● Supplied information
┄┄┄┄┄┄┄┄┄┄┄┄┄┄┄┄┄┄┄┄

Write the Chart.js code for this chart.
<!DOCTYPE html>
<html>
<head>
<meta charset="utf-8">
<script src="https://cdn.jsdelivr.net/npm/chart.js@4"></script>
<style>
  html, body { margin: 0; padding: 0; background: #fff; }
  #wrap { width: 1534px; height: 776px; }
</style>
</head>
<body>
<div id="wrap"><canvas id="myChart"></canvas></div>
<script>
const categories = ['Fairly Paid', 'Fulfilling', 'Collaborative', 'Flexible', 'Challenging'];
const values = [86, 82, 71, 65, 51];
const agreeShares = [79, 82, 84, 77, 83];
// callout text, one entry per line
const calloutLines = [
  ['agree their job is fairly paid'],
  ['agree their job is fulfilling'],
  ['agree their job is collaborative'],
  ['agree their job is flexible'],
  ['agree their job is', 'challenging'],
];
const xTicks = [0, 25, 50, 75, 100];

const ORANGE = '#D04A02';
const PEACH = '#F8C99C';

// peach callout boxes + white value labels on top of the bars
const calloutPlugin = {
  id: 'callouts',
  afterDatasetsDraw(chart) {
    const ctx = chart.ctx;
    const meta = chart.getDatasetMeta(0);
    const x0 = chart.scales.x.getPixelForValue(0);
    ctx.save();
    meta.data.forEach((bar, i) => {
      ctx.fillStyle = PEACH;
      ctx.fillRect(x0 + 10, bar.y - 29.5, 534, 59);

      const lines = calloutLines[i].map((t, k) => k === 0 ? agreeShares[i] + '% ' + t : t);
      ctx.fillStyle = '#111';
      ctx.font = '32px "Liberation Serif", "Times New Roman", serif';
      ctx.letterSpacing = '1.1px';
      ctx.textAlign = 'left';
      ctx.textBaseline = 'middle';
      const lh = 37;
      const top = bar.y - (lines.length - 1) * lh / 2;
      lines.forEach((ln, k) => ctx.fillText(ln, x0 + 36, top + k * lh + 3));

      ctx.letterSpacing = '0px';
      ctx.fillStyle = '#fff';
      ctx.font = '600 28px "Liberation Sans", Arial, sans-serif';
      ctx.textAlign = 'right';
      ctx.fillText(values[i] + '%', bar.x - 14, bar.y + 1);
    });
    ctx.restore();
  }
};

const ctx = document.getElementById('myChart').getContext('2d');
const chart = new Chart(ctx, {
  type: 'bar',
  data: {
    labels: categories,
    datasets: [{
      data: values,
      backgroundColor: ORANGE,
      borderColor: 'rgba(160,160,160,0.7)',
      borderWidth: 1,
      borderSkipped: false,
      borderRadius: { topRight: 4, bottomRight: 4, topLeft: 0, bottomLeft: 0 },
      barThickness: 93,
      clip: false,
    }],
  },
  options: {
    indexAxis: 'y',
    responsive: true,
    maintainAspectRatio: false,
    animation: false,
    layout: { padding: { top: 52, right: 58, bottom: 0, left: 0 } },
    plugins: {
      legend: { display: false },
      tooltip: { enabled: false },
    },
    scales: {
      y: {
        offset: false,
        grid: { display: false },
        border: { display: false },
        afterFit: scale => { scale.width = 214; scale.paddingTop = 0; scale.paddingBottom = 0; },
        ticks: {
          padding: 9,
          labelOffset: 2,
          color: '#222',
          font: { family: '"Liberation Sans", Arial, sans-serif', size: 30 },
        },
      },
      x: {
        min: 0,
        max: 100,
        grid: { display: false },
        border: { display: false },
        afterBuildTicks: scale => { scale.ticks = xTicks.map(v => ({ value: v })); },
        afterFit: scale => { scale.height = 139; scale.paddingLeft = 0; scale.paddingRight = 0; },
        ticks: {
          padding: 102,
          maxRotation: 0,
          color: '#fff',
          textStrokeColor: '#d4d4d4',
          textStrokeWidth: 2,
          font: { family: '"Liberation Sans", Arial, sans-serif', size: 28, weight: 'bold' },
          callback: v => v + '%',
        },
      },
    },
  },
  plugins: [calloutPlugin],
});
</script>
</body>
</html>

┄┄┄┄┄┄┄┄┄┄┄┄┄┄┄┄┄┄┄┄

● Stated problem
Return the material in full, exactly as shown.

● Answer below
Write the Chart.js code for this chart.
<!DOCTYPE html>
<html>
<head>
<meta charset="utf-8">
<script src="https://cdn.jsdelivr.net/npm/chart.js@4"></script>
<style>
  html, body { margin: 0; padding: 0; background: #fff; }
  #wrap { width: 1534px; height: 776px; }
</style>
</head>
<body>
<div id="wrap"><canvas id="myChart"></canvas></div>
<script>
const categories = ['Fairly Paid', 'Fulfilling', 'Collaborative', 'Flexible', 'Challenging'];
const values = [86, 82, 71, 65, 51];
const agreeShares = [79, 82, 84, 77, 83];
// callout text, one entry per line
const calloutLines = [
  ['agree their job is fairly paid'],
  ['agree their job is fulfilling'],
  ['agree their job is collaborative'],
  ['agree their job is flexible'],
  ['agree their job is', 'challenging'],
];
const xTicks = [0, 25, 50, 75, 100];

const ORANGE = '#D04A02';
const PEACH = '#F8C99C';

// peach callout boxes + white value labels on top of the bars
const calloutPlugin = {
  id: 'callouts',
  afterDatasetsDraw(chart) {
    const ctx = chart.ctx;
    const meta = chart.getDatasetMeta(0);
    const x0 = chart.scales.x.getPixelForValue(0);
    ctx.save();
    meta.data.forEach((bar, i) => {
      ctx.fillStyle = PEACH;
      ctx.fillRect(x0 + 10, bar.y - 29.5, 534, 59);

      const lines = calloutLines[i].map((t, k) => k === 0 ? agreeShares[i] + '% ' + t : t);
      ctx.fillStyle = '#111';
      ctx.font = '32px "Liberation Serif", "Times New Roman", serif';
      ctx.letterSpacing = '1.1px';
      ctx.textAlign = 'left';
      ctx.textBaseline = 'middle';
      const lh = 37;
      const top = bar.y - (lines.length - 1) * lh / 2;
      lines.forEach((ln, k) => ctx.fillText(ln, x0 + 36, top + k * lh + 3));

      ctx.letterSpacing = '0px';
      ctx.fillStyle = '#fff';
      ctx.font = '600 28px "Liberation Sans", Arial, sans-serif';
      ctx.textAlign = 'right';
      ctx.fillText(values[i] + '%', bar.x - 14, bar.y + 1);
    });
    ctx.restore();
  }
};

const ctx = document.getElementById('myChart').getContext('2d');
const chart = new Chart(ctx, {
  type: 'bar',
  data: {
    labels: categories,
    datasets: [{
      data: values,
      backgroundColor: ORANGE,
      borderColor: 'rgba(160,160,160,0.7)',
      borderWidth: 1,
      borderSkipped: false,
      borderRadius: { topRight: 4, bottomRight: 4, topLeft: 0, bottomLeft: 0 },
      barThickness: 93,
      clip: false,
    }],
  },
  options: {
    indexAxis: 'y',
    responsive: true,
    maintainAspectRatio: false,
    animation: false,
    layout: { padding: { top: 52, right: 58, bottom: 0, left: 0 } },
    plugins: {
      legend: { display: false },
      tooltip: { enabled: false },
    },
    scales: {
      y: {
        offset: false,
        grid: { display: false },
        border: { display: false },
        afterFit: scale => { scale.width = 214; scale.paddingTop = 0; scale.paddingBottom = 0; },
        ticks: {
          padding: 9,
          labelOffset: 2,
          color: '#222',
          font: { family: '"Liberation Sans", Arial, sans-serif', size: 30 },
        },
      },
      x: {
        min: 0,
        max: 100,
        grid: { display: false },
        border: { display: false },
        afterBuildTicks: scale => { scale.ticks = xTicks.map(v => ({ value: v })); },
        afterFit: scale => { scale.height = 139; scale.paddingLeft = 0; scale.paddingRight = 0; },
        ticks: {
          padding: 102,
          maxRotation: 0,
          color: '#fff',
          textStrokeColor: '#d4d4d4',
          textStrokeWidth: 2,
          font: { family: '"Liberation Sans", Arial, sans-serif', size: 28, weight: 'bold' },
          callback: v => v + '%',
        },
      },
    },
  },
  plugins: [calloutPlugin],
});
</script>
</body>
</html>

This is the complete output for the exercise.